▶ **Input material**
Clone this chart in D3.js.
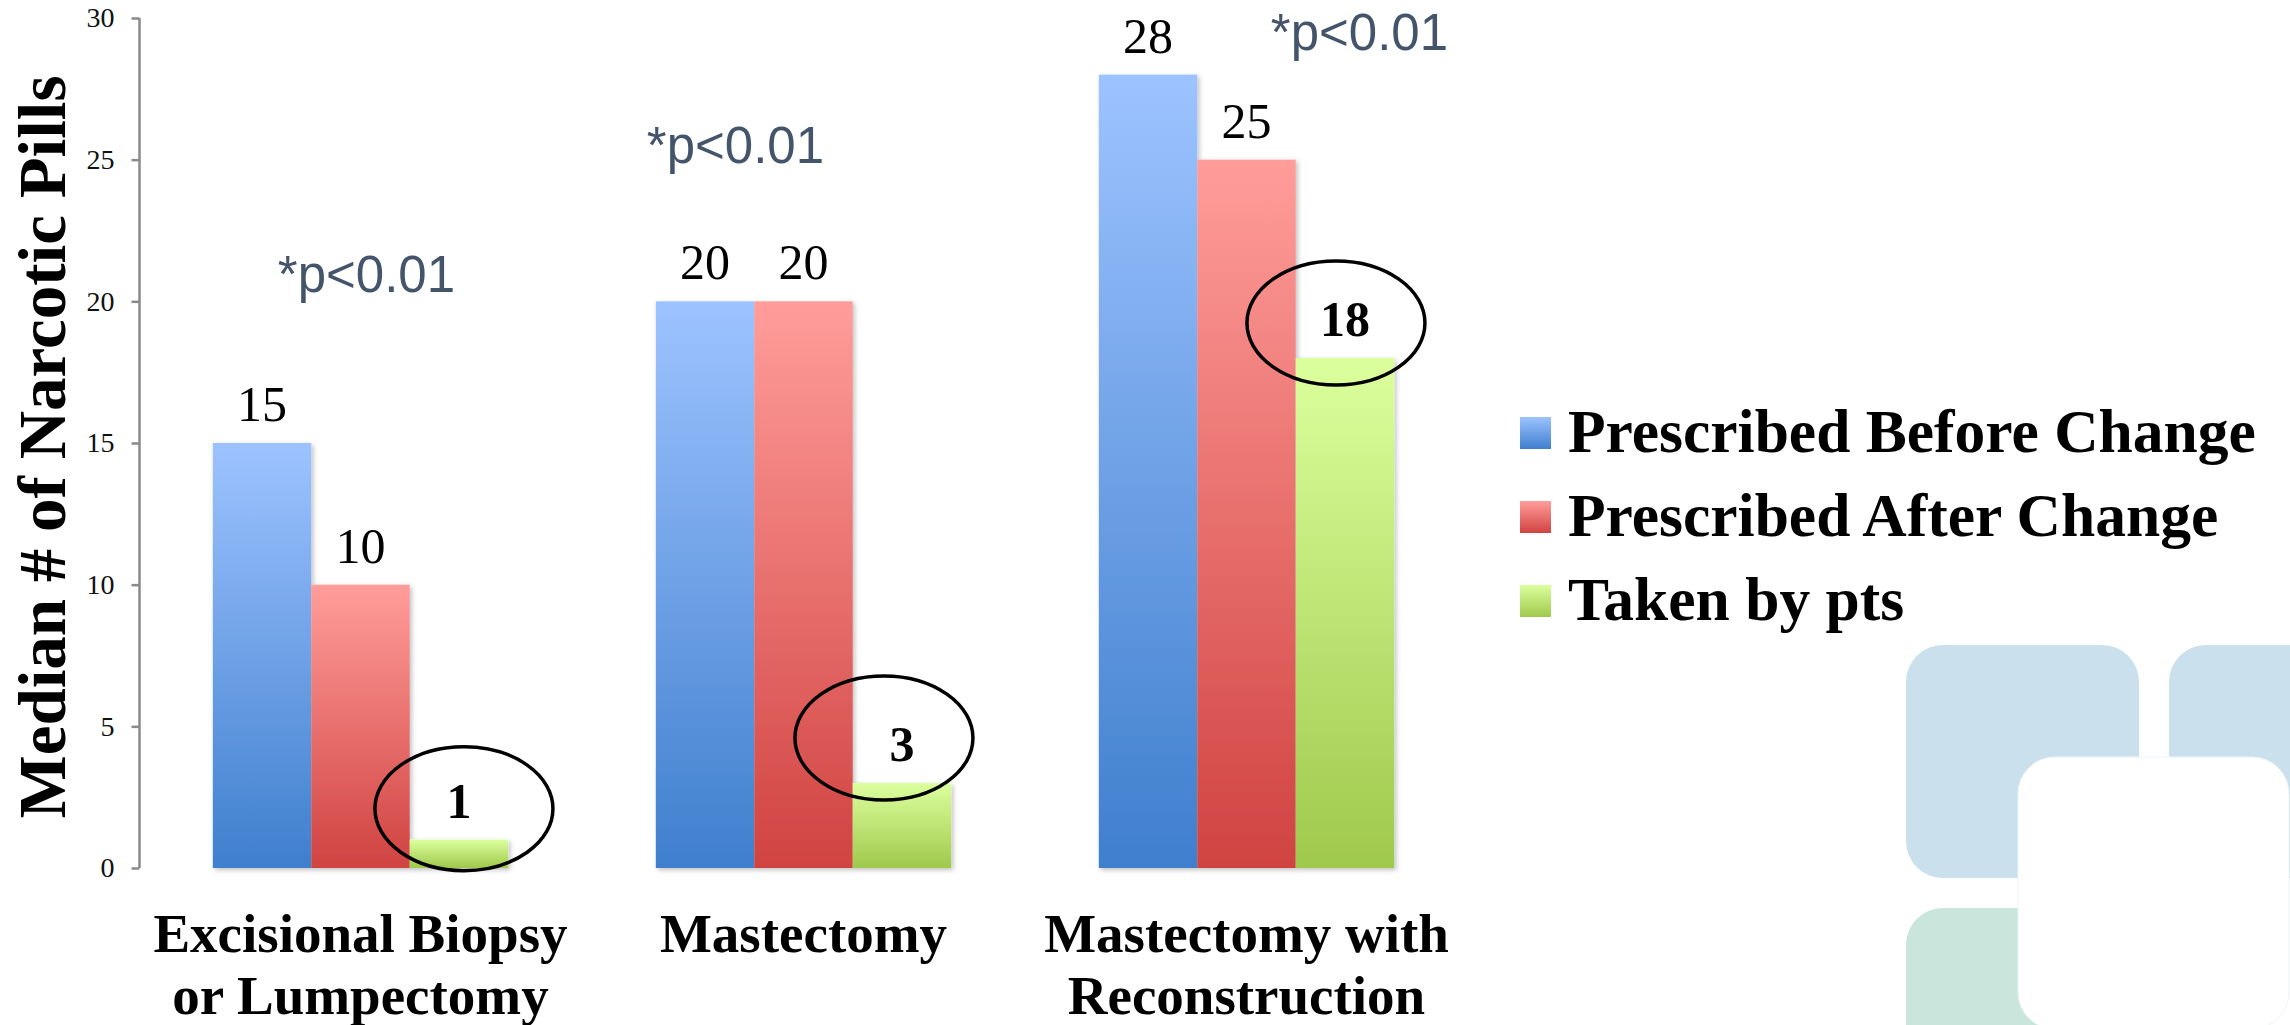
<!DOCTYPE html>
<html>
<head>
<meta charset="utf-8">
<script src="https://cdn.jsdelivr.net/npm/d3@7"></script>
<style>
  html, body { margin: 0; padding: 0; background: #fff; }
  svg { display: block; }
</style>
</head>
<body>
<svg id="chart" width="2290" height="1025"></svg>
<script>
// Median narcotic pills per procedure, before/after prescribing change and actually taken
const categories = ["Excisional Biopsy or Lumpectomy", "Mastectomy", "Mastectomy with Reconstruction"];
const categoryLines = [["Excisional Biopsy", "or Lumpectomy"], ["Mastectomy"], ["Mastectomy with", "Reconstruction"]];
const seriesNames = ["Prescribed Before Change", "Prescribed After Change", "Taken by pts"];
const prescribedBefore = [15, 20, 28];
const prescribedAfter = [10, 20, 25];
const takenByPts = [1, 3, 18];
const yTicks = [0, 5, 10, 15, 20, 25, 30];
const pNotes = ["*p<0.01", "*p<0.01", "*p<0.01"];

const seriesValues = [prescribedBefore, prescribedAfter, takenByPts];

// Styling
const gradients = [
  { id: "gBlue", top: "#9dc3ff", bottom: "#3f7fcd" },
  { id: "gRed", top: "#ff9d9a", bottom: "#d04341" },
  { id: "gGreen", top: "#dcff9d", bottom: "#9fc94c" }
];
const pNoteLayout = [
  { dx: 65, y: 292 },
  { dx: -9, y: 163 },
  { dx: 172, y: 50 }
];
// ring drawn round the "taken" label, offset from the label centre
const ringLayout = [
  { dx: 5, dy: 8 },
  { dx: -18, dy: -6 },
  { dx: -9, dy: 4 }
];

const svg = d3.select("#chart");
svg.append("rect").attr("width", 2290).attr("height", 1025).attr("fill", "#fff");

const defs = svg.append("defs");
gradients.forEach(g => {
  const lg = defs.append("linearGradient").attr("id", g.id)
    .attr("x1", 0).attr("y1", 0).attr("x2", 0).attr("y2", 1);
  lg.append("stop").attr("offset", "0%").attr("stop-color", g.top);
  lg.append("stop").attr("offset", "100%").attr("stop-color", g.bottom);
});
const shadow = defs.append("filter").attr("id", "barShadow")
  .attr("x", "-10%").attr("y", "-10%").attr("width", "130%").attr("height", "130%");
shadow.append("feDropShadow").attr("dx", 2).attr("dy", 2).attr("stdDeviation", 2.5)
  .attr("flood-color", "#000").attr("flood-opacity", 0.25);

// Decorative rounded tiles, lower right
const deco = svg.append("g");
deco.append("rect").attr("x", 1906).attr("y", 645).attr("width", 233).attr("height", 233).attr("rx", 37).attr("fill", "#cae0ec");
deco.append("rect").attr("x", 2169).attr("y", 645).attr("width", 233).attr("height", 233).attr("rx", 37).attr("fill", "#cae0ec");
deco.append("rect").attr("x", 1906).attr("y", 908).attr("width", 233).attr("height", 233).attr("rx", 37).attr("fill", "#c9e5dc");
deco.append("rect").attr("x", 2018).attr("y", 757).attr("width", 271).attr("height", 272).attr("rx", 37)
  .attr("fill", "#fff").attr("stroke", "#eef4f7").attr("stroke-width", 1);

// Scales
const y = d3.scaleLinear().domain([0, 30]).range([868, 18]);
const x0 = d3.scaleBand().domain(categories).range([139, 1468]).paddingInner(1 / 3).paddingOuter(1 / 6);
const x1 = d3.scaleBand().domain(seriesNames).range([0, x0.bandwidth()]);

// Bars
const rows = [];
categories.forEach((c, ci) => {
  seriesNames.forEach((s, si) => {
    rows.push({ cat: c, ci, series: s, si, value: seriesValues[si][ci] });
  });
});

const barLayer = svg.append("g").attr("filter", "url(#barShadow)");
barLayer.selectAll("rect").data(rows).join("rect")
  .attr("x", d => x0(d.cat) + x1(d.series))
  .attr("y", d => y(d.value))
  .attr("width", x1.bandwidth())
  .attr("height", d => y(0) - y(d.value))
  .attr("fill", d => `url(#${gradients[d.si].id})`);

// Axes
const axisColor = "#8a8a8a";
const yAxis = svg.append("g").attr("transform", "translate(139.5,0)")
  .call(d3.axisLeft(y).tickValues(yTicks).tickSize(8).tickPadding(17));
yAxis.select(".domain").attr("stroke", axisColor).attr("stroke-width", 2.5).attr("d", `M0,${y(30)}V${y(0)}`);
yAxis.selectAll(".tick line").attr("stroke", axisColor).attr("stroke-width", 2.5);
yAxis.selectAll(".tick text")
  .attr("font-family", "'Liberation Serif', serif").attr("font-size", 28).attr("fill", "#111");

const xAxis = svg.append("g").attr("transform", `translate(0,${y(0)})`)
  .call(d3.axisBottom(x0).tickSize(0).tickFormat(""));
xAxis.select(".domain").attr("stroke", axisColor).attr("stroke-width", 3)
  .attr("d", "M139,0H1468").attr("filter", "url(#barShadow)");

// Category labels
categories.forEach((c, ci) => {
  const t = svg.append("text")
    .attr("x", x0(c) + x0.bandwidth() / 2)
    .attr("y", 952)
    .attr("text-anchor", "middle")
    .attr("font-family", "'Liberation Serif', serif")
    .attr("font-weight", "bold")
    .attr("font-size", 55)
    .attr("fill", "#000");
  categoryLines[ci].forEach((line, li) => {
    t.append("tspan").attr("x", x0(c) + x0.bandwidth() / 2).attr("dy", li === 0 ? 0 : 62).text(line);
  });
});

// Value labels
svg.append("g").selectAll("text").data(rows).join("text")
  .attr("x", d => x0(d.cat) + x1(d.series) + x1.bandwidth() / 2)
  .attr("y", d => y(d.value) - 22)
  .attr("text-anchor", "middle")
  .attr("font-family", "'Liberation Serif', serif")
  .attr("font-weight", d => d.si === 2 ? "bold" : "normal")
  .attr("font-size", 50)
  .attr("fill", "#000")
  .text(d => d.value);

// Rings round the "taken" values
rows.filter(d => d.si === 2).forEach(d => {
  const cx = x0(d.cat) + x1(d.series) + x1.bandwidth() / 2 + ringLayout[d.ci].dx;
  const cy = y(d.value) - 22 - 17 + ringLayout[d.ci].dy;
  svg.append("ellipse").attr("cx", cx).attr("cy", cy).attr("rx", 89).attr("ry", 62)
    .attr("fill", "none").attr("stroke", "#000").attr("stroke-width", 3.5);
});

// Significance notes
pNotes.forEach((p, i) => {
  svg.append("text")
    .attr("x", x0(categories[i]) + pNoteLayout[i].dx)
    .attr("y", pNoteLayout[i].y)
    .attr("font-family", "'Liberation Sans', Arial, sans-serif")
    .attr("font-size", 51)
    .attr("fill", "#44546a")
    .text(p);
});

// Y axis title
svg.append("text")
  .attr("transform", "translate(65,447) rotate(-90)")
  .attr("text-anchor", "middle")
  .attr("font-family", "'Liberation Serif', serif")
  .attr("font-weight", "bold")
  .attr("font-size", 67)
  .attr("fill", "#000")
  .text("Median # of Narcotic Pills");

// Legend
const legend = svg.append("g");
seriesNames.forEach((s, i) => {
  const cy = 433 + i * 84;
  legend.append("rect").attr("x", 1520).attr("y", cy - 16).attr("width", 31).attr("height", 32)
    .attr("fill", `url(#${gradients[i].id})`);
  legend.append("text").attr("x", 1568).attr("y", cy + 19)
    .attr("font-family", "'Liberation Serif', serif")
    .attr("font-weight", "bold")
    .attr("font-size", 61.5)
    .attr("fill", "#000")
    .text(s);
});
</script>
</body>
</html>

* * *

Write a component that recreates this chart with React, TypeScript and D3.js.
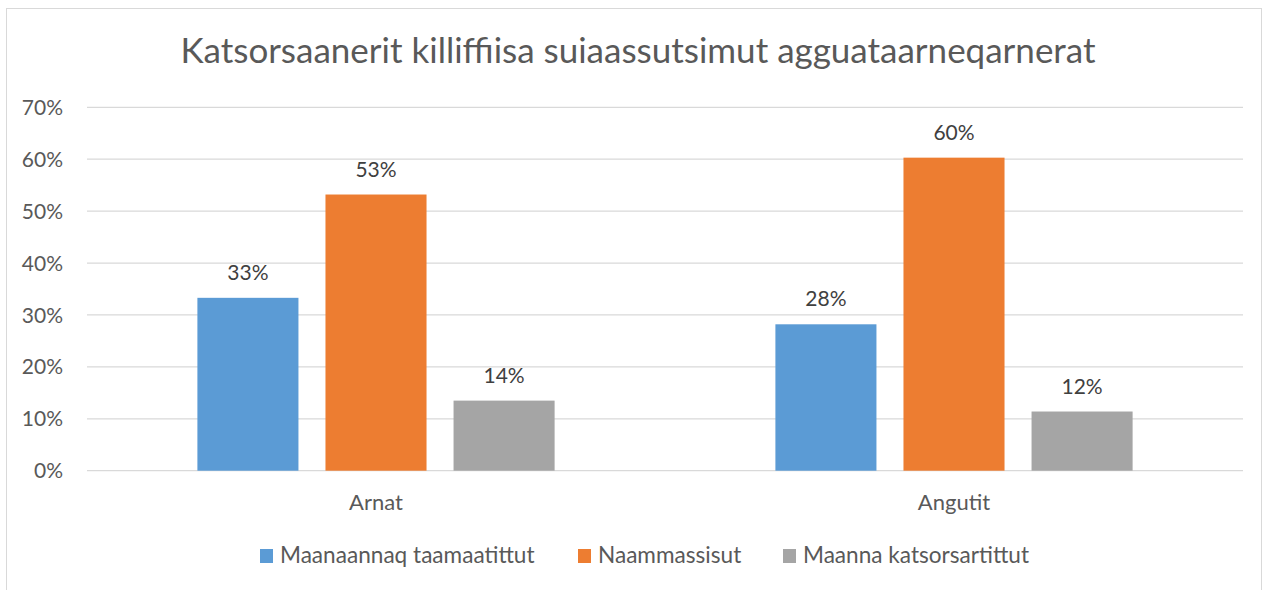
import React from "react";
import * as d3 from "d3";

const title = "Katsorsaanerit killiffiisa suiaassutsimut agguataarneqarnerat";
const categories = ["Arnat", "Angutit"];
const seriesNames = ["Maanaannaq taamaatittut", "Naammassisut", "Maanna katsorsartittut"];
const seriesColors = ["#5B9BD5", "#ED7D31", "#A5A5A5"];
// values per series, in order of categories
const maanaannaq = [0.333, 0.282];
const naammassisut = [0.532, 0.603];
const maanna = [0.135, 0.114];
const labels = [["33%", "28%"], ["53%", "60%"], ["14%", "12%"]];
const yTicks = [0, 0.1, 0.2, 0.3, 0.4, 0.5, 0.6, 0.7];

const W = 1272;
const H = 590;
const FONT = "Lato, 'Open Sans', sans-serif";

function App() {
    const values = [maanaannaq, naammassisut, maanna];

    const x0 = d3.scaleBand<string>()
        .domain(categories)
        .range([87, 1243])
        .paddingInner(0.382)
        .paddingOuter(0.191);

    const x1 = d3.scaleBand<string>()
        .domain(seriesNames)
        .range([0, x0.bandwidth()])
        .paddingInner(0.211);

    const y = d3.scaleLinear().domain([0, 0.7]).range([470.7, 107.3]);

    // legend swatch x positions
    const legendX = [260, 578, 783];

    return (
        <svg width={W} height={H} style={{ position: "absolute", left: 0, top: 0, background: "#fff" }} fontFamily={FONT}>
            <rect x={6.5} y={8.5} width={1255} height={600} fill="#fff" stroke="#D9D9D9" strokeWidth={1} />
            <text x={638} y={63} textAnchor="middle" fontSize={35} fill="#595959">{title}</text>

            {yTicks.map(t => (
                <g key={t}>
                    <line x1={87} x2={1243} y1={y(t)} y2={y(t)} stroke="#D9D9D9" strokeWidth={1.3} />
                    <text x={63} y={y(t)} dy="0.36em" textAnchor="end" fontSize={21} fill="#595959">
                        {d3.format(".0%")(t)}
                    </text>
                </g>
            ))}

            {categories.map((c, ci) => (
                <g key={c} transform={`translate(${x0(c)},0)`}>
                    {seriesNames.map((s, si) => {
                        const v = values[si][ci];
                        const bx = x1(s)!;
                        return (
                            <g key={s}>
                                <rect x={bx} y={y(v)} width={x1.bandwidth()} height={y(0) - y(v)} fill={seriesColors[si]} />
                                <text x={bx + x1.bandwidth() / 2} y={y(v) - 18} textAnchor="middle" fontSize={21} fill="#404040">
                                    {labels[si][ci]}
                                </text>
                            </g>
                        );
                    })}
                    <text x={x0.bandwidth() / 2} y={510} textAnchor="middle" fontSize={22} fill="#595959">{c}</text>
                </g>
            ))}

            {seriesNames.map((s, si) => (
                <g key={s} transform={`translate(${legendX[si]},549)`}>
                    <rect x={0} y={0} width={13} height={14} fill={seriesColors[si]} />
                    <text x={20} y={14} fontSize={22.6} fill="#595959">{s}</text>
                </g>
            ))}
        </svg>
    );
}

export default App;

---

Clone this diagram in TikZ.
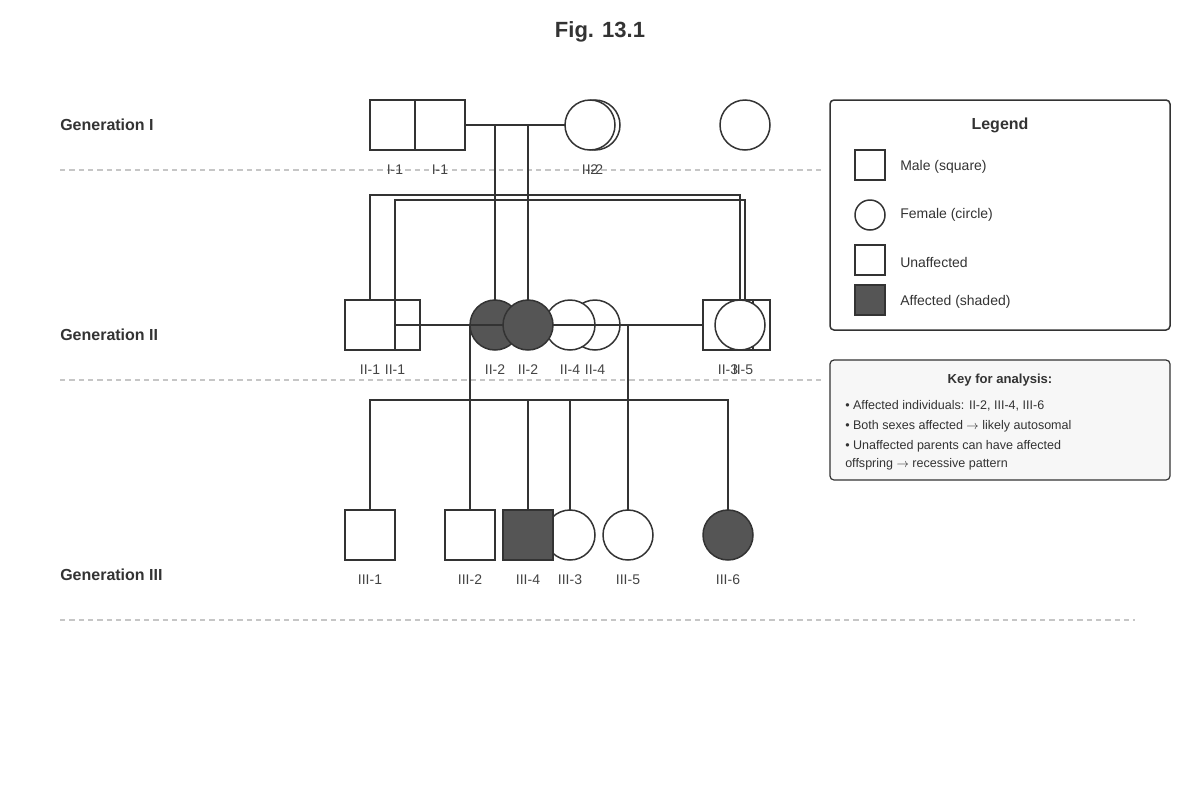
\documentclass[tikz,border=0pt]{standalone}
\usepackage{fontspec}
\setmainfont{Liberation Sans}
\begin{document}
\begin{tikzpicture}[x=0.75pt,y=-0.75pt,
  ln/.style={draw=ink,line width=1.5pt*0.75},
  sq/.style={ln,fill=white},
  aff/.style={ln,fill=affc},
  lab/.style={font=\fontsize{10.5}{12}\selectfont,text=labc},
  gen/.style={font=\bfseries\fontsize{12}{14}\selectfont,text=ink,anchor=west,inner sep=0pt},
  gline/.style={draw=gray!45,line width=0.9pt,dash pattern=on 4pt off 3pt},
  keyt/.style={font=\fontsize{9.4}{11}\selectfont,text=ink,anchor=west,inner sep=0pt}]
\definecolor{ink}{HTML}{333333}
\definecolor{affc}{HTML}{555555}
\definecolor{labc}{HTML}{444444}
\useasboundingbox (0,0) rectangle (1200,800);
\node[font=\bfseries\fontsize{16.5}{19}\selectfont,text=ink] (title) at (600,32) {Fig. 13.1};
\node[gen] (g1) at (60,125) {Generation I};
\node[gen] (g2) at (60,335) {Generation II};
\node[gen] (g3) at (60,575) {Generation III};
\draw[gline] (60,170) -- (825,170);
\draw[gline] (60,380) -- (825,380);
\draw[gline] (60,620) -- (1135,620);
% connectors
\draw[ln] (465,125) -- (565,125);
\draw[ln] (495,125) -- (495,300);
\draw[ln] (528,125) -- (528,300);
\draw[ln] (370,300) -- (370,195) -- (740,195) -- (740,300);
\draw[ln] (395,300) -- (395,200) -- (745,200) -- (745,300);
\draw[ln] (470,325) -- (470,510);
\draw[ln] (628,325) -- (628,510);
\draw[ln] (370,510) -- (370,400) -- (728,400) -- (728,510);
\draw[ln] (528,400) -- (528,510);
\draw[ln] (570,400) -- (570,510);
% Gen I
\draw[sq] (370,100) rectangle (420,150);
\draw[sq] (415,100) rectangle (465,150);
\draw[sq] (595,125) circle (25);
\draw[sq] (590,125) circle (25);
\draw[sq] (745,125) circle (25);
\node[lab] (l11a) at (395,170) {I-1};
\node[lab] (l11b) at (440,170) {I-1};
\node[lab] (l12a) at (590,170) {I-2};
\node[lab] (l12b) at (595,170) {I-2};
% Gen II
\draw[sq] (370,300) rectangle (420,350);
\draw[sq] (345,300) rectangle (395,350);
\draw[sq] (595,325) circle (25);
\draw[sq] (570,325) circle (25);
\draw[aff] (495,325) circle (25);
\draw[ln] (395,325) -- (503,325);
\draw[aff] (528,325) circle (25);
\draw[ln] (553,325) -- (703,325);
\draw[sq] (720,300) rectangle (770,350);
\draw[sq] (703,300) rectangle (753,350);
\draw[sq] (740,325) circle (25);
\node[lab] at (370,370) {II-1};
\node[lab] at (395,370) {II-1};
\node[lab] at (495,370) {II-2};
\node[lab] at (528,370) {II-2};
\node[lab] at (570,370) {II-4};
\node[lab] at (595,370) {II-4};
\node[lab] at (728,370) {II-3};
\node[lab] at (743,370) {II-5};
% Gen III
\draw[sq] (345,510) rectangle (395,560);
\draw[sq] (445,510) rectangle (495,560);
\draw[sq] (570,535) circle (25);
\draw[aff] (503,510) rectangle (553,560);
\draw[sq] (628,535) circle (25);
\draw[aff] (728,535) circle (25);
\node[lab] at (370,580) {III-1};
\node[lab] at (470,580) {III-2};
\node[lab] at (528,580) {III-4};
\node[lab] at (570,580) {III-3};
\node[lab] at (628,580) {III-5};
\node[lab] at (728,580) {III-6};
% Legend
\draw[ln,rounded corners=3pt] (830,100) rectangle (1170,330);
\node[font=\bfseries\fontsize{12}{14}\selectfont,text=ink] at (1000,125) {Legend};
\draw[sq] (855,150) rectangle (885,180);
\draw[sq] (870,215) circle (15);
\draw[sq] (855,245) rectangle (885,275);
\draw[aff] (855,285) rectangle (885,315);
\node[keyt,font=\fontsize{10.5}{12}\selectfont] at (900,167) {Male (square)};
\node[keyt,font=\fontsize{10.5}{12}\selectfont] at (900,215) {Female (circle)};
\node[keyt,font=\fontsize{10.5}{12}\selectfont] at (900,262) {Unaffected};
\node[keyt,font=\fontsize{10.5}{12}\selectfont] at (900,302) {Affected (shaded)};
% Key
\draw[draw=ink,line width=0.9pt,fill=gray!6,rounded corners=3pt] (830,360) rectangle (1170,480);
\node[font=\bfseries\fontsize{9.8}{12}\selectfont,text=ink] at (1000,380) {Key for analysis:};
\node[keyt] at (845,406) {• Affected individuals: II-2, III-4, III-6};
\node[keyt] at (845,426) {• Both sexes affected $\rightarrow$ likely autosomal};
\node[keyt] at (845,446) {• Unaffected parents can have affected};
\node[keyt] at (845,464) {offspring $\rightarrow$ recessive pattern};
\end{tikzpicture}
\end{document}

▶ **To do**
Begin with the line that contains "Write a component", end with the line that contains "import * as", and set down every line in that range exactly as it stands, minus the pictures.

▶ **Solution to the problem**
Write a component that recreates this chart with React, TypeScript and D3.js.
import React from "react";
import * as d3 from "d3";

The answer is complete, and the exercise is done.